_Problem details_: Begin with the line that contains "Rebuild this chart", end with the line that contains "plt.rcParams['mathtext.bf'] = 'Liberation", and extract exactly that stretch of lines.

_Exercise data_:
start

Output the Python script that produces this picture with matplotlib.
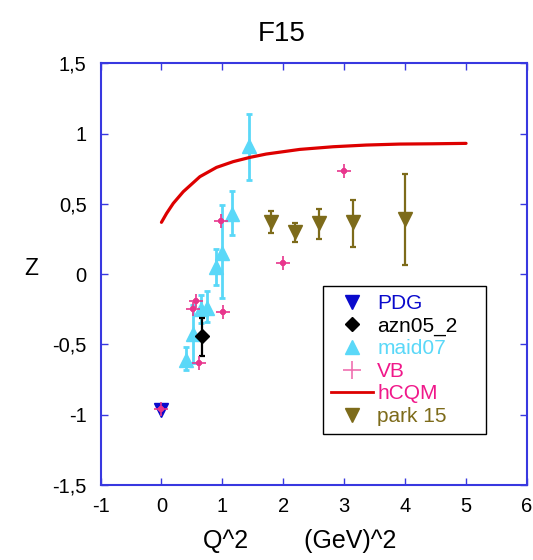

end
start

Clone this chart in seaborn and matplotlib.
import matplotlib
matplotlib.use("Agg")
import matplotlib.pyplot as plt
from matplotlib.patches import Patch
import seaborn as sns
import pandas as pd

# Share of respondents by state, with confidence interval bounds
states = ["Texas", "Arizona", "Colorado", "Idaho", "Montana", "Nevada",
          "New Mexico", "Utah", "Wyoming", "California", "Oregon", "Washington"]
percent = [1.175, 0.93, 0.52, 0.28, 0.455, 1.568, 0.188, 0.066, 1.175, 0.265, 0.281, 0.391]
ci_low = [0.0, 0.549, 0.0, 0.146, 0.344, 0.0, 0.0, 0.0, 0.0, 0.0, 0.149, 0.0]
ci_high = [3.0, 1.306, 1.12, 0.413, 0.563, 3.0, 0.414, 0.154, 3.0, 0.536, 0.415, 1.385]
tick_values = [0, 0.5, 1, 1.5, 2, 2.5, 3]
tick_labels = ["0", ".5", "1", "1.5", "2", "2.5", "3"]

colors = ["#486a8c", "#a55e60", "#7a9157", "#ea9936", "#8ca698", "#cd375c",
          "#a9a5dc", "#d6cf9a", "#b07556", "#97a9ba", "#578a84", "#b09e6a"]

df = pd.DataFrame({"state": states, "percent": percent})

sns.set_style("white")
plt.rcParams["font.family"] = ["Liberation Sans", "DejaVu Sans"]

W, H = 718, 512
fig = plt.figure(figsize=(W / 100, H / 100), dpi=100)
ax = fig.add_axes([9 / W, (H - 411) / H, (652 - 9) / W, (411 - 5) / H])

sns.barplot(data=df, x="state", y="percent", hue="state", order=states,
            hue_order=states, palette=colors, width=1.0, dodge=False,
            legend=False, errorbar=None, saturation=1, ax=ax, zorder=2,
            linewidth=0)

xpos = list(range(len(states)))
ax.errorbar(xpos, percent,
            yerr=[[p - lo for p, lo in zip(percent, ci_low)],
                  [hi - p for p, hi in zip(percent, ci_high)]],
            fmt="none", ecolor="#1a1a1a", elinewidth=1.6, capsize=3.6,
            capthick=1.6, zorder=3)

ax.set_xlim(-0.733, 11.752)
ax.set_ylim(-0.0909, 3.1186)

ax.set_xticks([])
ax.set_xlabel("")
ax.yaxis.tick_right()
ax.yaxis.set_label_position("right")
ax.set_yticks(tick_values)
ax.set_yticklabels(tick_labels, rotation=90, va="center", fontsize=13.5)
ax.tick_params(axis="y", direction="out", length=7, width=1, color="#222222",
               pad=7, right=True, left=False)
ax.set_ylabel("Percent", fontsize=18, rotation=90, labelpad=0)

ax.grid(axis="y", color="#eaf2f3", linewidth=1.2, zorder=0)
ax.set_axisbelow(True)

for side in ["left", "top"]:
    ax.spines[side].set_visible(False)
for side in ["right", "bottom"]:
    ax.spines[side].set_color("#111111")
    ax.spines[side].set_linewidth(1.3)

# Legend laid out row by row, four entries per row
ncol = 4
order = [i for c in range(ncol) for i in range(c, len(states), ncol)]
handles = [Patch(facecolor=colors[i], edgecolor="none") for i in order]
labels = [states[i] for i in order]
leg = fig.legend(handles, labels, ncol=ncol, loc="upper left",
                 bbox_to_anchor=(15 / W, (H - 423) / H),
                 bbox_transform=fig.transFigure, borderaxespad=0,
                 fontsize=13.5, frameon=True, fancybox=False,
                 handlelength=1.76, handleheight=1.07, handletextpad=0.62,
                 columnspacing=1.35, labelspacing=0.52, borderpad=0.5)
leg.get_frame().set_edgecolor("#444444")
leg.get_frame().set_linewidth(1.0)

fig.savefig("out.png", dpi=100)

end
start

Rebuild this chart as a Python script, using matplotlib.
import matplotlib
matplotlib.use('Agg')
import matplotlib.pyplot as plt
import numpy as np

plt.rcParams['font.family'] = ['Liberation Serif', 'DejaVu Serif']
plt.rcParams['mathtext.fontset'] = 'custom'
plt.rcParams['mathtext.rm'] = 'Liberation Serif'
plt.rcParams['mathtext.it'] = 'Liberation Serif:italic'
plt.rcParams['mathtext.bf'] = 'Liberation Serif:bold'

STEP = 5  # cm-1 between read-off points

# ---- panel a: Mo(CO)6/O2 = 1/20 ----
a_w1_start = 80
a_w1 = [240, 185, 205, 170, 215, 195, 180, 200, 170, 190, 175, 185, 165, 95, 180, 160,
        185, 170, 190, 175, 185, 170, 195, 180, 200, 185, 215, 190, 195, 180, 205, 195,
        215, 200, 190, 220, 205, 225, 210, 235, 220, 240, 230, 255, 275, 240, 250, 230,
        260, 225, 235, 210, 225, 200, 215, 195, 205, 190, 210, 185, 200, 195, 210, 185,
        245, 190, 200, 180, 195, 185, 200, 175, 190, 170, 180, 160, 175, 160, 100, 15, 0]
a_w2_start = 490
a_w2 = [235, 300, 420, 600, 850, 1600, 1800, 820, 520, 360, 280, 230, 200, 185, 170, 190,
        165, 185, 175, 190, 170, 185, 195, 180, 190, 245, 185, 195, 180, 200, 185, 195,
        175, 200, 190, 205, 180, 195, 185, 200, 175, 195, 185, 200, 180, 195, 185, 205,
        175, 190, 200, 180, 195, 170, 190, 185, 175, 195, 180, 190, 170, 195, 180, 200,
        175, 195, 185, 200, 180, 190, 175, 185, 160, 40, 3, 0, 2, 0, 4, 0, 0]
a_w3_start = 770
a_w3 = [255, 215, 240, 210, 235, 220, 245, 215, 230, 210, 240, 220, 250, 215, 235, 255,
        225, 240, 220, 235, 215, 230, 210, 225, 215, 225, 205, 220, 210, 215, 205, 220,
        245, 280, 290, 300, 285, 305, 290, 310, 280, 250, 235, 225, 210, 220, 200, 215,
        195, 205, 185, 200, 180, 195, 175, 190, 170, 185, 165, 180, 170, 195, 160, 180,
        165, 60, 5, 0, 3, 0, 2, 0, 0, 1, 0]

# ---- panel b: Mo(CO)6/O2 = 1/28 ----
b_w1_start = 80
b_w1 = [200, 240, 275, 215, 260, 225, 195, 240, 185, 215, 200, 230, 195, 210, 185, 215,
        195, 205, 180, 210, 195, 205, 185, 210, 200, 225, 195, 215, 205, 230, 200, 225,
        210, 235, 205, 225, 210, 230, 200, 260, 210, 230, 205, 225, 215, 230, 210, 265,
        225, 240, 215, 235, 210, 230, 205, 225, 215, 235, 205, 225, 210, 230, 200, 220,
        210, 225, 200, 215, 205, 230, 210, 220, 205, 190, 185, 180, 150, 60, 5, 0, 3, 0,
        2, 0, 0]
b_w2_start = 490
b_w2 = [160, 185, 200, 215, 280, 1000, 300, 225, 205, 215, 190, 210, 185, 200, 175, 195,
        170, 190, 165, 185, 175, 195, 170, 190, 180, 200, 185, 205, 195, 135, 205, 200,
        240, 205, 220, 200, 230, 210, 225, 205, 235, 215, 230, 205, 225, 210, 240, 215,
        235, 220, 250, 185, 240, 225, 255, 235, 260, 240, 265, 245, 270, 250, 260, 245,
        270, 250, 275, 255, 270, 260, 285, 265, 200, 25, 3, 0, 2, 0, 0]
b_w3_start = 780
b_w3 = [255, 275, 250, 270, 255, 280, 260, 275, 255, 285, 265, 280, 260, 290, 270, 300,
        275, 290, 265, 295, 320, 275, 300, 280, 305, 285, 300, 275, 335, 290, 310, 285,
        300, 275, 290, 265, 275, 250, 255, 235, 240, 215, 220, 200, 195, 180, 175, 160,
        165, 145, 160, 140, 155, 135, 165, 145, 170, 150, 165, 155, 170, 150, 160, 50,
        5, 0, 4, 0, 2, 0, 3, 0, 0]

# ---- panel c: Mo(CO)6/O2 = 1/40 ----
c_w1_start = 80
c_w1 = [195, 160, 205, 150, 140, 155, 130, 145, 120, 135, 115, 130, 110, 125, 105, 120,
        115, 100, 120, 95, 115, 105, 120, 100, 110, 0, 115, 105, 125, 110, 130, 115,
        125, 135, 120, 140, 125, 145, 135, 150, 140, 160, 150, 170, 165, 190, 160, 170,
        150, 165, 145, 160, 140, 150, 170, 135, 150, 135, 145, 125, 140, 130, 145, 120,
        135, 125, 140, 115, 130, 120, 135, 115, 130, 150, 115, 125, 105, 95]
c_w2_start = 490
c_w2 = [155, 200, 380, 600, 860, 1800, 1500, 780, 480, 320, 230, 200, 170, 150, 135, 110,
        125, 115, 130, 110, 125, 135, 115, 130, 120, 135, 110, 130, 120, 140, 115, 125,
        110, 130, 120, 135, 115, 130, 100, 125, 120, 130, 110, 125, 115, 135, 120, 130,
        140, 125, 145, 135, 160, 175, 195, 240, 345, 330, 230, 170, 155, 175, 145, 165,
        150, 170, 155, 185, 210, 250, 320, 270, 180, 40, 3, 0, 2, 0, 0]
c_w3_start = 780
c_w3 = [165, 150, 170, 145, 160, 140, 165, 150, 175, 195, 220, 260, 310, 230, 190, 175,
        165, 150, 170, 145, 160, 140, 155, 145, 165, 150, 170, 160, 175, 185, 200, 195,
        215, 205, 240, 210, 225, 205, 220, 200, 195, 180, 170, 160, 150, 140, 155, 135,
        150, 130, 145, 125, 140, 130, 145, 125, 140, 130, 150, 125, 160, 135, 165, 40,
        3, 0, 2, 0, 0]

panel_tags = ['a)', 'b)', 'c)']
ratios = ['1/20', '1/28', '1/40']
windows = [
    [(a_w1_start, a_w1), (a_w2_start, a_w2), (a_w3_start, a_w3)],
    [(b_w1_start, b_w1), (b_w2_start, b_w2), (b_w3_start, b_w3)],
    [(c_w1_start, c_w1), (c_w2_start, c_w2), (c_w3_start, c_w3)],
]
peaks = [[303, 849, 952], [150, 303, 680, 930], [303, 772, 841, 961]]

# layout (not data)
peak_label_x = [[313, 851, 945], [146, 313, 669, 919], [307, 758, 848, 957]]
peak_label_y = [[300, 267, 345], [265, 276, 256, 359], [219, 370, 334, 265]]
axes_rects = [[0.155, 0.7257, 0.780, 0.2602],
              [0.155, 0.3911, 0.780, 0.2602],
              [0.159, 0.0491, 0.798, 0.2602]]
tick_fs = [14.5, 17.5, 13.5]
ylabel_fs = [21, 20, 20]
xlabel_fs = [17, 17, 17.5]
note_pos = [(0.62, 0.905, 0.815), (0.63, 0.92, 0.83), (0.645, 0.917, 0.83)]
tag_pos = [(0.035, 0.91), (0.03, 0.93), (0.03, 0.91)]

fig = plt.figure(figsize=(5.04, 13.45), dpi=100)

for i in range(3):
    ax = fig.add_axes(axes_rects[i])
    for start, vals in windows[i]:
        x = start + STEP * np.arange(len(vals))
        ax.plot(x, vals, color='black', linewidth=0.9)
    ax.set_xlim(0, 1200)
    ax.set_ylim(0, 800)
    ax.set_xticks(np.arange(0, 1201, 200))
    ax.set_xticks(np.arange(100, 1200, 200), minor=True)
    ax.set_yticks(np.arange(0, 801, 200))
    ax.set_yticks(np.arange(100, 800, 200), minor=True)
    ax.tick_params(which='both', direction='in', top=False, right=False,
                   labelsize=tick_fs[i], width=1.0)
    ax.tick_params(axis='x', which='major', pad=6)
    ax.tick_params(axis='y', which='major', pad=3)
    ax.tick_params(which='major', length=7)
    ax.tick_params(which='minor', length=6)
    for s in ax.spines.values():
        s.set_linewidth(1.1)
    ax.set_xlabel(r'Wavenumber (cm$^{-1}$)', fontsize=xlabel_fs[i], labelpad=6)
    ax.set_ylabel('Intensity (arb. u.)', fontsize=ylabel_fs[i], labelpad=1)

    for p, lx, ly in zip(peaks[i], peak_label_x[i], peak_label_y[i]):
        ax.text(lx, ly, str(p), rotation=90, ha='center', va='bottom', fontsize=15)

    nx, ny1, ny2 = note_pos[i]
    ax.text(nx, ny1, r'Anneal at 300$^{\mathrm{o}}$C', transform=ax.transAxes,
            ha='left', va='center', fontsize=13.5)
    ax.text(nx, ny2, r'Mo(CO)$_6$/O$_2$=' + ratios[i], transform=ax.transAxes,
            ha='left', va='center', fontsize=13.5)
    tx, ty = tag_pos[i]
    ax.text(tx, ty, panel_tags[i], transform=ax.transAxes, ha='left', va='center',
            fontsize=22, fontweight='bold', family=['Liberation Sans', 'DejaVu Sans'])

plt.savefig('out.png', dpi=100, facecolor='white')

end

_Final result_:
Rebuild this chart as a Python script, using matplotlib.
import matplotlib
matplotlib.use('Agg')
import matplotlib.pyplot as plt
import numpy as np

plt.rcParams['font.family'] = ['Liberation Serif', 'DejaVu Serif']
plt.rcParams['mathtext.fontset'] = 'custom'
plt.rcParams['mathtext.rm'] = 'Liberation Serif'
plt.rcParams['mathtext.it'] = 'Liberation Serif:italic'
plt.rcParams['mathtext.bf'] = 'Liberation Serif:bold'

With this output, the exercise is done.